((

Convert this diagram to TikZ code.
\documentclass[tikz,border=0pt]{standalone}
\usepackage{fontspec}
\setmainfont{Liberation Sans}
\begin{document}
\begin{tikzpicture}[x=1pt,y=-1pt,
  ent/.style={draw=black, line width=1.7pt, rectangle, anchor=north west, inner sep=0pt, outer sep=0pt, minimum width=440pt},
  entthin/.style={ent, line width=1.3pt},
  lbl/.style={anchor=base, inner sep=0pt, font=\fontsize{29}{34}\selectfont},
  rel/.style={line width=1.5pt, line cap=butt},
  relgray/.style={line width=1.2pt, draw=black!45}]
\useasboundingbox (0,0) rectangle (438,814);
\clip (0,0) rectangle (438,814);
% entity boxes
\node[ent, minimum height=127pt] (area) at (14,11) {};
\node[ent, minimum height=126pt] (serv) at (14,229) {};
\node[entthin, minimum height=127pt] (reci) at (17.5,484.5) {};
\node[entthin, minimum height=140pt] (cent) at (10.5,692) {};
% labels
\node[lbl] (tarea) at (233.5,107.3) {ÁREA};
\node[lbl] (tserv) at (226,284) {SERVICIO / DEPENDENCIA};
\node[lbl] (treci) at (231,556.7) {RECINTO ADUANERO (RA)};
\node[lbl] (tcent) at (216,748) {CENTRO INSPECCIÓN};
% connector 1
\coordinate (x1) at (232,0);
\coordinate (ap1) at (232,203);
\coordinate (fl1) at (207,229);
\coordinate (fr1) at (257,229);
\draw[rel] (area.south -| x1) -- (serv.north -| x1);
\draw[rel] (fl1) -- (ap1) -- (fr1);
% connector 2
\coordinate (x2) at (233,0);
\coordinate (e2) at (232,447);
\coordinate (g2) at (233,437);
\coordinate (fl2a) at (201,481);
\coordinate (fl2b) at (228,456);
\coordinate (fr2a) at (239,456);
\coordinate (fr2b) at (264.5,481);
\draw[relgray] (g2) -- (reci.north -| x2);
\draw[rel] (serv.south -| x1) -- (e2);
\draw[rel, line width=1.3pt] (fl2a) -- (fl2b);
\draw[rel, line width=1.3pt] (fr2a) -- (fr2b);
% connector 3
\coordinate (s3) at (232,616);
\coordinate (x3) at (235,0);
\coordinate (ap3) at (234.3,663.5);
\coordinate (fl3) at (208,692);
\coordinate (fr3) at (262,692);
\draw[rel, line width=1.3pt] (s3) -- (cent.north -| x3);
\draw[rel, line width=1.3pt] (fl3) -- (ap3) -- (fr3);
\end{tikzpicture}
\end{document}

))
((

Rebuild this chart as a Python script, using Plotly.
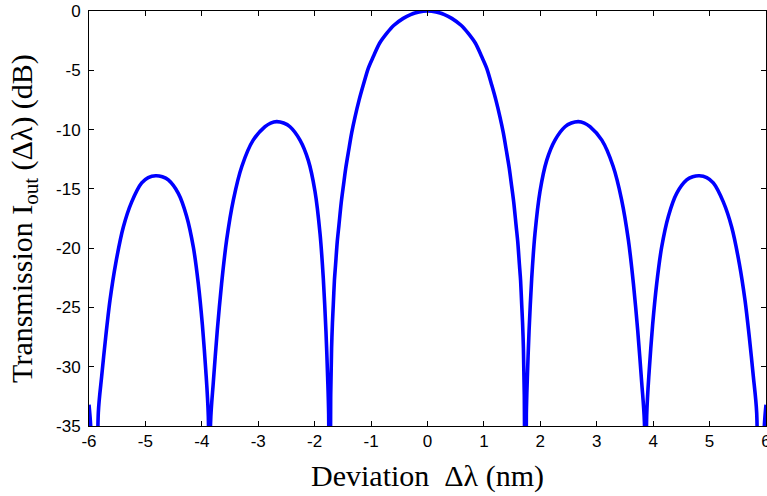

))
((

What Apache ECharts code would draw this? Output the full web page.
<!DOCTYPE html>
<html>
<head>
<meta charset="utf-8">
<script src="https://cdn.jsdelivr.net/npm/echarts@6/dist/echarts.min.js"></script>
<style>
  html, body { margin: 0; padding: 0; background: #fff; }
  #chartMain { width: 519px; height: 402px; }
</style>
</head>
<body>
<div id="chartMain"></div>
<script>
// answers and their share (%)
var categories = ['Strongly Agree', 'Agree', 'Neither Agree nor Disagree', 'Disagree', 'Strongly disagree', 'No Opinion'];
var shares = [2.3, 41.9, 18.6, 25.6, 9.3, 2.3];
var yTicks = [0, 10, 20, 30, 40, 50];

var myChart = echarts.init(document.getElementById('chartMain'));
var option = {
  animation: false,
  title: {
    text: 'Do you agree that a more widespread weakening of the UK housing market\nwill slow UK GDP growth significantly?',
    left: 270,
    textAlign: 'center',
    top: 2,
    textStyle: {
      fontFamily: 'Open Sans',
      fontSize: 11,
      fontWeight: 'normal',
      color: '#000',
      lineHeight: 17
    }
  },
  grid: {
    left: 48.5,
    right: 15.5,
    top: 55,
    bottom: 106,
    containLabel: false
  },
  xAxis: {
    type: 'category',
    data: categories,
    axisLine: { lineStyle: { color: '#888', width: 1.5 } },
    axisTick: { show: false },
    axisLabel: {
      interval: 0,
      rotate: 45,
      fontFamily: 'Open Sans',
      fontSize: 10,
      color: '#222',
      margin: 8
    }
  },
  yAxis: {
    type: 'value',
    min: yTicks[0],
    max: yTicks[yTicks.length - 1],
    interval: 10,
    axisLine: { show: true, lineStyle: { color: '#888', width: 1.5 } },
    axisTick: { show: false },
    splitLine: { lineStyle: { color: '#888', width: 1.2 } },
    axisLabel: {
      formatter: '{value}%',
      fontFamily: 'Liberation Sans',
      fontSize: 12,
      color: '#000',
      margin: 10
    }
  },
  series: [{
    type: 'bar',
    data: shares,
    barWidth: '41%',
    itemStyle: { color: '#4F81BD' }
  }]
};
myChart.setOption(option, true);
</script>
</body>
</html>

))

* **Required task**:
Using the entries above, give again exactly the lines from the line holding "What Apache ECharts" through the line holding "var yTicks = [0, 10, 20, 30, 40, 50];". Include both end lines and nothing else.

* **Exercise output**:
What Apache ECharts code would draw this? Output the full web page.
<!DOCTYPE html>
<html>
<head>
<meta charset="utf-8">
<script src="https://cdn.jsdelivr.net/npm/echarts@6/dist/echarts.min.js"></script>
<style>
  html, body { margin: 0; padding: 0; background: #fff; }
  #chartMain { width: 519px; height: 402px; }
</style>
</head>
<body>
<div id="chartMain"></div>
<script>
// answers and their share (%)
var categories = ['Strongly Agree', 'Agree', 'Neither Agree nor Disagree', 'Disagree', 'Strongly disagree', 'No Opinion'];
var shares = [2.3, 41.9, 18.6, 25.6, 9.3, 2.3];
var yTicks = [0, 10, 20, 30, 40, 50];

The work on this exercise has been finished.